Let’s go to Walmart, suggest the boys after supper; we need school supplies.
I’m jetlagged and ready for bed. I’m also a doting grandmother. And my daughter and her husband are away. I’m on granny duty.
We go.
After what seems like hours of deliberation, choices are made and we head to the one checkout with a real live person. There’s a line of very full shopping carts ahead of us. (NB. I’m in the USA in case you hadn’t guessed, so using my limited grasp of the American language, which has some similarities with English. But it’s American, not English.**)
Let’s go to the self-checkouts, suggest the boys after a while. I’m jetlagged and ready for bed. I’m also a doting grandmother so despite my loathing of self checkouts, we go.
Image: istock
Toby is paying for his own haul, so quickly scans it all and pays with his card. Everything goes through smoothly and easily. The young are so good with machines.
Then it’s my turn. I scan – some things scan first time; others are rejected and I have to start again. One thing refuses to scan. The assistant is called; she takes forever to check in, re-set the machine and scan my item. Off we go again.
Eventually the total pings up with the dire warning: card only. No problem – I have Applepay on my phone with my Revolut card, and enough dollars in the account. For once, there is no panic; I can do this. Huge sigh of relief. This is not always the case for me with technology and devices.
Image: istock
Insert card, the machine shouts at me. I wave my phone frantically. I can’t, I wail. Where’s the scanner? The boys smile indulgently. You can’t always use that in the States, Jonah informs me. I grimace. These young countries.
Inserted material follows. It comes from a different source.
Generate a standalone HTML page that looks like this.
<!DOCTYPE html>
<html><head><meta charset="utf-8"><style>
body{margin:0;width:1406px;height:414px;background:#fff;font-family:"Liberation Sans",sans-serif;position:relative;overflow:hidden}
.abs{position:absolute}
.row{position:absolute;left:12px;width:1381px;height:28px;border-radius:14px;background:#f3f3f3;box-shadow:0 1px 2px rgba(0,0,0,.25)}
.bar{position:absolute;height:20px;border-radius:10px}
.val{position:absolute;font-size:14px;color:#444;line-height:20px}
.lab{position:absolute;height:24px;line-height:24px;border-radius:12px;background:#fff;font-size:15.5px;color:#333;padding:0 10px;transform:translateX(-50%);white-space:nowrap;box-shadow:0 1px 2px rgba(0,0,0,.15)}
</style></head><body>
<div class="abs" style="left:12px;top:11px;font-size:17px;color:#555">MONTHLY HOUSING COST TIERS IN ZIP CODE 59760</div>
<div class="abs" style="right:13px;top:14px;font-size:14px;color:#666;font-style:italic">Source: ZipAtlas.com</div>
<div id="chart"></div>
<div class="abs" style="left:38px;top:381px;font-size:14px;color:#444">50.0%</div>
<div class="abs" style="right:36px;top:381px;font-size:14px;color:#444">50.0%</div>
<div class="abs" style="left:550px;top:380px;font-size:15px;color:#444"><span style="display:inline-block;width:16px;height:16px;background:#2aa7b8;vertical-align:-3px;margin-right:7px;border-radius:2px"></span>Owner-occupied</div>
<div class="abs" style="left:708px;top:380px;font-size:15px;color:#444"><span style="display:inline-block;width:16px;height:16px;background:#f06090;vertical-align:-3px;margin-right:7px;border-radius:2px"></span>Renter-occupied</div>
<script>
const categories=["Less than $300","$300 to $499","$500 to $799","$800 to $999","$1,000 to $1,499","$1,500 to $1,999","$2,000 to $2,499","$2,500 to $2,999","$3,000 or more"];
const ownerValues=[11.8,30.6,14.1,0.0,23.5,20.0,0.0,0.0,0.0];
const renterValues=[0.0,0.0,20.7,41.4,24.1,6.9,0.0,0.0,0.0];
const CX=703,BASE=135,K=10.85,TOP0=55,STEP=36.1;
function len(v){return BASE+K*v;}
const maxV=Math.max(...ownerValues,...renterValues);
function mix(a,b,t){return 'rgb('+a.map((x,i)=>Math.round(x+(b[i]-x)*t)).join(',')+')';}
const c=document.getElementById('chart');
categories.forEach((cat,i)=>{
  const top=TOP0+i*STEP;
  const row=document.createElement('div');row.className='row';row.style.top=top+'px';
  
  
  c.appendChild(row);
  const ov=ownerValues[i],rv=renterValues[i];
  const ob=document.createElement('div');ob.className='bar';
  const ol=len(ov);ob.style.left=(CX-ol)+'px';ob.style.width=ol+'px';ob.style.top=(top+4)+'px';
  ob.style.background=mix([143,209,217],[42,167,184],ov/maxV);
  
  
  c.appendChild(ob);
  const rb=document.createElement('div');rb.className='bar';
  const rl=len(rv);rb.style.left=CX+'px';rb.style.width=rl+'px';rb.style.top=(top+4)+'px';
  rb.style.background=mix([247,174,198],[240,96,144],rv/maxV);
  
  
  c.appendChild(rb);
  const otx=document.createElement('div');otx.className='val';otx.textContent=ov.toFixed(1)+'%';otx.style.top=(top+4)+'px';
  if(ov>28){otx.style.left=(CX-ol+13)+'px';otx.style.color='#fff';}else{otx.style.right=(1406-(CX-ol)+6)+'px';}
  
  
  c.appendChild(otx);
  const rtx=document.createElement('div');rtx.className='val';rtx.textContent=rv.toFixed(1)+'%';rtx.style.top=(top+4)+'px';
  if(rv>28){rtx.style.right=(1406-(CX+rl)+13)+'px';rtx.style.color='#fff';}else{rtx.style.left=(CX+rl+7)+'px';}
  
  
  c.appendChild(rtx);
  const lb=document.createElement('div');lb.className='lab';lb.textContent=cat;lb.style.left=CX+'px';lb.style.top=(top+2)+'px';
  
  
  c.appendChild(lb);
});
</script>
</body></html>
The assistant is summoned again and we explain the situation. She can’t understand that I have no physical card and her amazement is tangible. She does something with her store card and leads us to another machine, which is cash only.
I begin to scan everything again, only to discover she’s somehow magically already added everything on to this new machine. You don’t need to do that, Toby informs me, leaning across the machine to correct it, his pile of pens clutched in his arm. The clever machine detects one of his items and adds it again. We call the assistant, who is about to delete it for us when the machine decides to do a reset. Caution: all transactions halted.
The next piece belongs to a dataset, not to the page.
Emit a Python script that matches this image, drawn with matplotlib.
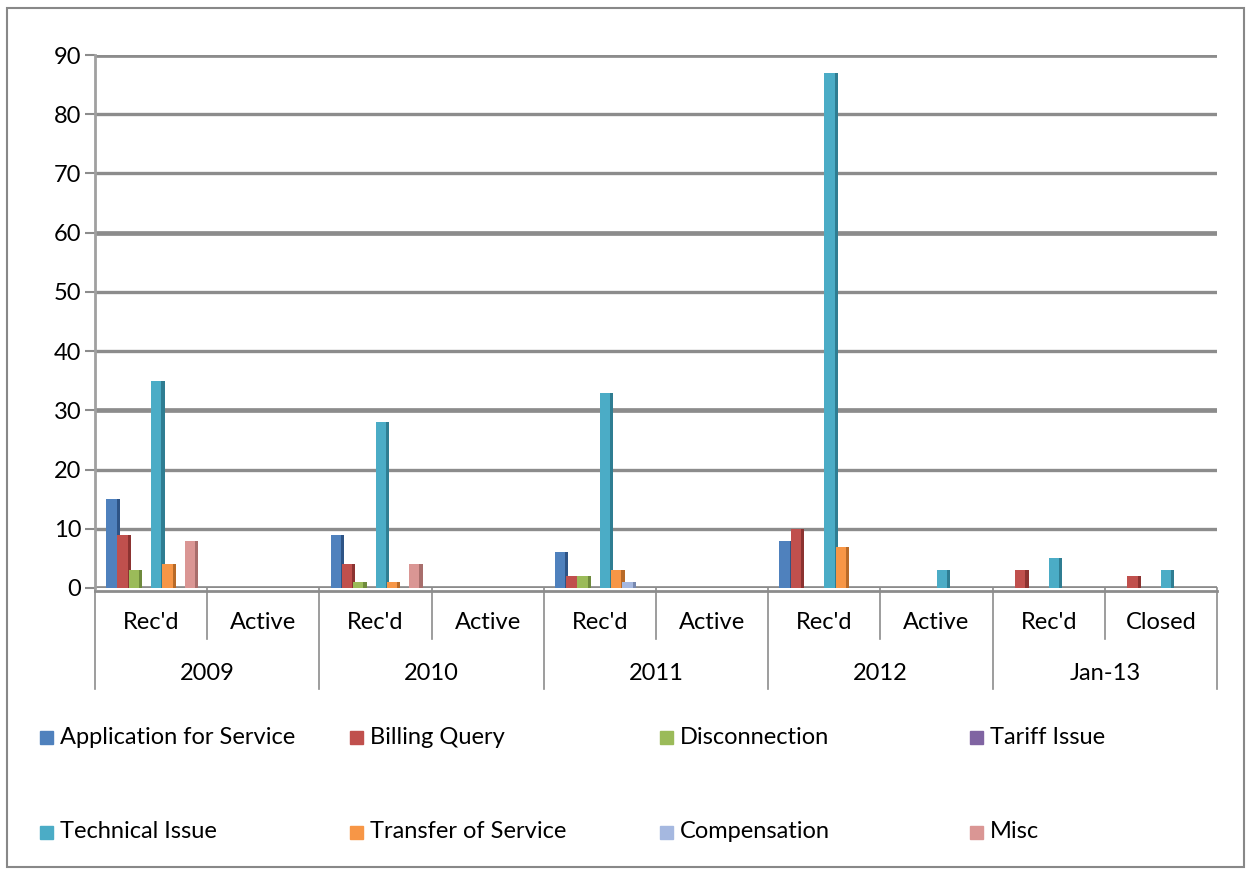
import numpy as np
import matplotlib
matplotlib.use("Agg")
from matplotlib import pyplot as plt
from matplotlib.patches import Rectangle
from matplotlib.transforms import blended_transform_factory

plt.rcParams['font.family'] = ['Lato', 'DejaVu Sans']

# categories (inner / outer level)
subcats = ["Rec'd", "Active", "Rec'd", "Active", "Rec'd", "Active",
           "Rec'd", "Active", "Rec'd", "Closed"]
years = ["2009", "2010", "2011", "2012", "Jan-13"]

series = ["Application for Service", "Billing Query", "Disconnection",
          "Tariff Issue", "Technical Issue", "Transfer of Service",
          "Compensation", "Misc"]

app_service = [15, 0, 9, 0, 6, 0, 8, 0, 0, 0]
billing     = [9, 0, 4, 0, 2, 0, 10, 0, 3, 2]
disconnect  = [3, 0, 1, 0, 2, 0, 0, 0, 0, 0]
tariff      = [0, 0, 0, 0, 0, 0, 0, 0, 0, 0]
technical   = [35, 0, 28, 0, 33, 0, 87, 3, 5, 3]
transfer    = [4, 0, 1, 0, 3, 0, 7, 0, 0, 0]
compensation = [0, 0, 0, 0, 1, 0, 0, 0, 0, 0]
misc        = [8, 0, 4, 0, 0, 0, 0, 0, 0, 0]

values = [app_service, billing, disconnect, tariff, technical, transfer,
          compensation, misc]
colors = ["#4F81BD", "#C0504D", "#9BBB59", "#8064A2", "#4BACC6", "#F79646",
          "#A5B8E0", "#DA9694"]
sides = ["#2E5486", "#8C3331", "#6E8A3C", "#5B4678", "#2F7D92", "#B86A28",
         "#7889B0", "#A86E6C"]

fig = plt.figure(figsize=(12.52, 8.75), dpi=100)
ax = fig.add_axes([95 / 1252, 1 - 588 / 875, (1217 - 95) / 1252, (588 - 55) / 875])

x = np.arange(len(subcats))
w = 0.1
for j, (vals, c, sc) in enumerate(zip(values, colors, sides)):
    v = np.array(vals, dtype=float)
    left = x + (j - 4) * w
    ax.bar(left + w * 0.9, v, width=w * 0.3, align='edge', color=sc,
           zorder=3, linewidth=0)
    ax.bar(left, v, width=w * 0.92, align='edge', color=c, zorder=3, linewidth=0)

ax.set_xlim(-0.5, len(subcats) - 0.5)
ax.set_ylim(0, 90)
yt = np.arange(0, 91, 10)
ax.set_yticks(yt)
ax.set_yticklabels([str(t) for t in yt], fontsize=17)
ax.tick_params(axis='y', length=7, color='#8C8C8C', width=1.5, pad=3)
ax.set_xticks([])
for t in yt:
    lw = 3.4 if t % 30 == 0 else 2.4
    ax.axhline(t, color='#8C8C8C', lw=lw, zorder=1)
for s in ['top', 'right', 'bottom']:
    ax.spines[s].set_visible(False)
ax.spines['left'].set_color('#A0A0A0')
ax.spines['left'].set_linewidth(2)

# two-level category axis
tr = blended_transform_factory(ax.transData, ax.transAxes)
ax.plot([-0.5, len(subcats) - 0.5], [-0.005, -0.005], transform=tr,
        color='#8C8C8C', lw=2, clip_on=False)
for i, lab in enumerate(subcats):
    ax.text(i, -0.065, lab, transform=tr, ha='center', va='center', fontsize=17)
for i in range(len(subcats) + 1):
    bottom = -0.19 if i % 2 == 0 else -0.095
    ax.plot([i - 0.5, i - 0.5], [0, bottom], transform=tr, color='#8C8C8C',
            lw=1.2, clip_on=False)
for k, yr in enumerate(years):
    ax.text(2 * k + 0.5, -0.16, yr, transform=tr, ha='center', va='center',
            fontsize=17)

# legend, two rows of four
for j, (name, c) in enumerate(zip(series, colors)):
    col, row = j % 4, j // 4
    lx = (40 + 310 * col) / 1252
    ly = 1 - (737 + 95 * row) / 875
    fig.patches.append(Rectangle((lx, ly - 7 / 875), 13 / 1252, 13 / 875,
                                 transform=fig.transFigure, color=c))
    fig.text(lx + 20 / 1252, ly, name, fontsize=17, va='center', ha='left')

fig.patches.append(Rectangle((7 / 1252, 8 / 875), 1237 / 1252, 859 / 875,
                             transform=fig.transFigure, fill=False,
                             edgecolor='#888888', lw=1.5))

fig.savefig("out.png", dpi=100)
We have to wait for the reset to finish.
Put in your cash, instructs the assistant, and disappears with some relief. I need to pay $30.29 and fortunately have a twenty dollar bill, and ten and a one. The ten disappears into the hungry machine. You owe twenty dollars twenty nine cents, the machine barks. Hang on – I’m trying to insert more bills, I shout, and feed its starving mouth with the twenty and the one.
The machine vomits them back at me and a red light above it begins to flash. The assistant returns and we sense her reluctance to engage with us again. She feeds the bills into the machine which swallows them with delight and spits out the loose change. At last we are done and I take the lengthy receipt it offers me.
At which point it spits out another smaller receipt and its red light flashes. A new assistant is instantly there and hastily calls me back and summons another person too. The second, smaller one is alarmed and flustered. You have to pay twenty dollars and twenty nine cents, she informs me. At least, I think that’s what she says, but she and I barely speak the same language and her heavily accented American and my Queen’s English (King’s now, I suppose) don’t compute with one another.** Plus my hearing aids have decided to run out of charge and I’m hearing everything through a thick wall. It would have been easier to do a runner with my cart, I think. (see last photo below++)
Toby is laughing so much he has to turn away. This is why I don’t use self checkout, I inform him. Jonah is almost exploding with suppressed laughs. I explain slowly and carefully to the woman that I have already paid and the rejected bills had been accepted the next time. The two women converse in rapid Spanish. OK, they say. You go. Is fine, and they wave me off.
The boys and I giggle and chuckle our way to the exit. On the way we pass the one manned check out. It’s empty. The line dispersed some time ago.
** Please know, if you didn’t already, that I love America, used to live there and have American grandsons. While every word of the above is true and happened on Tuesday, there are some tongue-in-cheek comments in the above.